Своим пациентам он очень часто становился не только врачом, но и другом. Этот постоянный интерес к жизни человека сделал его, как и мою мать, чудесным рассказчиком. Медицинские истории, рассказанные отцом, зачаровывали нас, детей, и стали причиной того, что Маркус, Дэвид и я пошли вслед за родителями в медицину.
Всю жизнь отец питал глубокую любовь к музыке. И в самые последние свои годы он обязательно посещал два-три концерта в неделю. Более всего он любил зал Уигмор-Холл (ранее – Бехштейн-Холл), куда пришел в первый раз еще юношей и куда ходил дольше, чем кто-либо мог вспомнить; в последние годы жизни он стал своего рода легендой этого зала и в этом смысле чем-то напоминал самих исполнителей.
После смерти нашей матери Майкл, которому исполнилось сорок пять, сблизился с отцом и иногда ходил с ним на концерты, чего раньше никогда не делал. Когда отцу исполнилось восемьдесят, у него обострился артрит, и он был рад Майклу как спутнику. Майклу же было приятно помогать пожилому, страдающему от артрита отцу – как когда-то врач-отец помогал ему, своему больному сыну.
В течение следующих десяти лет Майкл вел относительно стабильное (хотя трудно было назвать его счастливым) существование. Был найден точный объем транквилизаторов, который удерживал его от рецидивов психоза и не давал сильных побочных эффектов. Майкл продолжал работать посыльным (как прежде, ему казалось, что его послания имеют тайный, вселенский смысл) и вновь стал получать удовольствие от прогулок по Лондону (хотя «Дейли уоркер» и «все такое», связанное с этой газетой, отошло в прошлое). Майкл отлично понимал, что с ним, и, впадая иногда в мрачное состояние, говорил, что он – «обреченный человек». Но в этом содержался намек и на его мессианство – ведь все мессии обречены! Когда однажды Майкла навестил мой друг Рен Уэшлер и спросил его, как тот себя чувствует, Майкл ответил:
– Я как в «Тауэре», где ни лечь, ни встать во весь рост.

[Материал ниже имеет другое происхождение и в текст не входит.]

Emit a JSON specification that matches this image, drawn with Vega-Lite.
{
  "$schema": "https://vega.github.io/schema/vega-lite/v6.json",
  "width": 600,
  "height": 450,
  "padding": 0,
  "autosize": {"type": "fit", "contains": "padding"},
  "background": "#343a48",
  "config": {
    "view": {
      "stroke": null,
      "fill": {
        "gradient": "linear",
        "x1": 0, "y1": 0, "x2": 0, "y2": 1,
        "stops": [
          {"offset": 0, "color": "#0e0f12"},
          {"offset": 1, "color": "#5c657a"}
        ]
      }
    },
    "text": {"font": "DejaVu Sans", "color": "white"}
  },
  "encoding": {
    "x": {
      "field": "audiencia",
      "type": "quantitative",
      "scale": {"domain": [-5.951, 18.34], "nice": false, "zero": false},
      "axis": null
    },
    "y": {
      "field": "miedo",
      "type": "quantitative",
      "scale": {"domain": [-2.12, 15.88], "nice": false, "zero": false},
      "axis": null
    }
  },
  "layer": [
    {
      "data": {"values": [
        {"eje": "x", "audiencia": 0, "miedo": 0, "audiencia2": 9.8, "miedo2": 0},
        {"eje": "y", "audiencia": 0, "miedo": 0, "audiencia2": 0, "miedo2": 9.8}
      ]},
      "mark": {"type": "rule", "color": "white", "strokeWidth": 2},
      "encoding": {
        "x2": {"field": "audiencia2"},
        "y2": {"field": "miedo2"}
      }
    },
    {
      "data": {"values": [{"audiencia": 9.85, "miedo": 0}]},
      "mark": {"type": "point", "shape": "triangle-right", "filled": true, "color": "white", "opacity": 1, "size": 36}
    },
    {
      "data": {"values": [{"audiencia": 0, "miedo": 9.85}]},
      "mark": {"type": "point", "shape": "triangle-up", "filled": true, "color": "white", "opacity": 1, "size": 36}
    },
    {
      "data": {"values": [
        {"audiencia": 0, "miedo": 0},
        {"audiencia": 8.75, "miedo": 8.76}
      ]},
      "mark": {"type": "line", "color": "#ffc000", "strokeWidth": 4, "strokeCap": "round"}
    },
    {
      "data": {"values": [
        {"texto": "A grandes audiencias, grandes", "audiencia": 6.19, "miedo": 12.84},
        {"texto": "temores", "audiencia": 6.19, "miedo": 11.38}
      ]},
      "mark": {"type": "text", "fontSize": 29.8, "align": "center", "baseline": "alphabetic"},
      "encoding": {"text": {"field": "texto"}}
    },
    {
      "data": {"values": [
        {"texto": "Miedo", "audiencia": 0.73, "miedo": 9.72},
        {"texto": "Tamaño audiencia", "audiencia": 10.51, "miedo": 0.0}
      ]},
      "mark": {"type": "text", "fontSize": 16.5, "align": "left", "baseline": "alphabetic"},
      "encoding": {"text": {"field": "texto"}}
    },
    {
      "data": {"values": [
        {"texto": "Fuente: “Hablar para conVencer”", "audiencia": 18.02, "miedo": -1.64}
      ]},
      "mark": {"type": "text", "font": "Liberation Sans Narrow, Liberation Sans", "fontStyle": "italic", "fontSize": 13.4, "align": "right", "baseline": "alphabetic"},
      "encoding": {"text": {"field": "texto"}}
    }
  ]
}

Рен был озадачен, и Майклу пришлось ему объяснять, что для особо опасных преступников в лондонском «Тауэре» есть специальная камера, где преступник не может чувствовать себя удобно ни в одном из положений, которое примет его тело.
Но обреченным он был или нет, Майкл после смерти матери чувствовал себя все более одиноким. В нашем большом доме жили теперь только он да отец. Сюда даже перестали приезжать отцовы пациенты, поскольку консультационный кабинет он перевел в другое место. Друзей у Майкла никогда не было, а его многолетние отношения с товарищами по работе были хорошими и ровными, но лишенными тепла. Единственной любовью Майкла был наш старый боксер, Бутч, но тот одряхлел, страдал от артрита и не мог уже составить Майклу достойную компанию на прогулках.